The third definition was used in the influential report “The economy of culture in Europe” (ECIE), published in 2006 by the consultancy KEA on behalf of the EU Commission’s Directorates-General for Education and Culture. In line with the definition by the Knowledge Foundation, ECIE include the fashion sector.
During the years when these reports have been published (2003-2010), the Swedish industrial classification codes, the SNI-codes, have been updated twice. We have, because of this, been forced to update these definitions to SNI 2007. Thus, there might be some irregularities with the definitions originally published in the reports.
Figure 3 compares the results for added value in Sweden, 2010, according to the different definitions.
Figure 3. The size of the creative industries after added value, in Sweden 2010, SEK billion.
(KK-stiftelsen = the Knowledge Foundation)
The cultural and creative sector in Sweden
Below, some of the most important results for the creative industries in Sweden are presented. These numbers follow the definition used by the European Cluster Observatory.

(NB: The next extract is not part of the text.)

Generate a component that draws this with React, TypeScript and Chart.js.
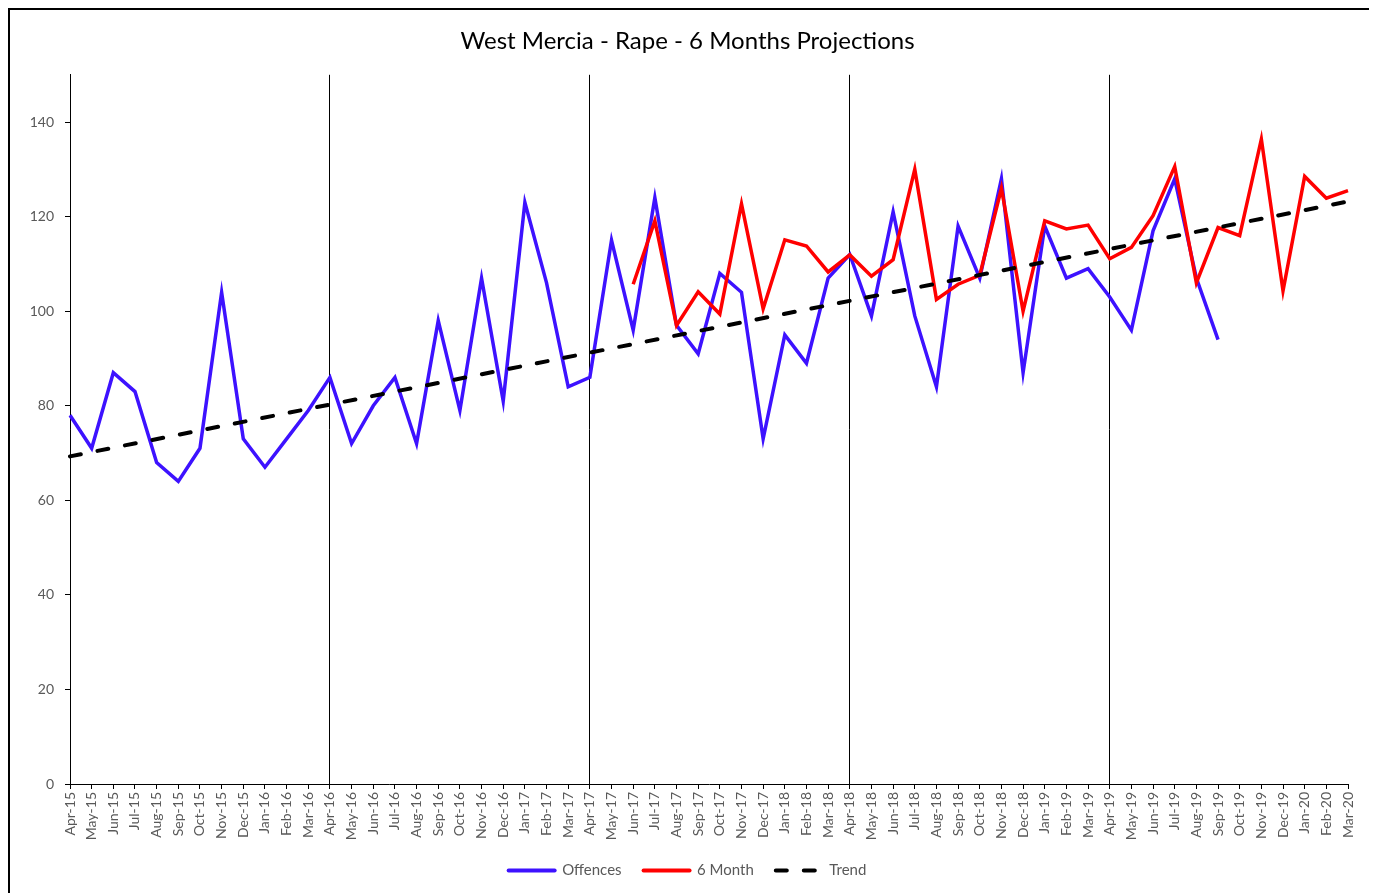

Entrepreneurship and employees
In Sweden, 177,000 businesses are part of the cultural and creative sector — a figure that increased by approximately 5.4 percent a year in the period between 2008 and 2010. Close to 83 percent of all businesses are sole proprietorships and 98 percent have less than ten employees. More than 146,000 are employed within the creative industries, but only 0.1 percent of the businesses have more than 200 or more employees.
Turnover and GDP contributions
The turnover for the cultural and creative sector in Sweden, 2010, was approximately SEK 285 billion. The sector contributed to Sweden’s GDP with 3.3 percent.
In 2010, the growth for the creative industries was 5.5 percent. However, between 2008 and 2010 growth has shifted enormously.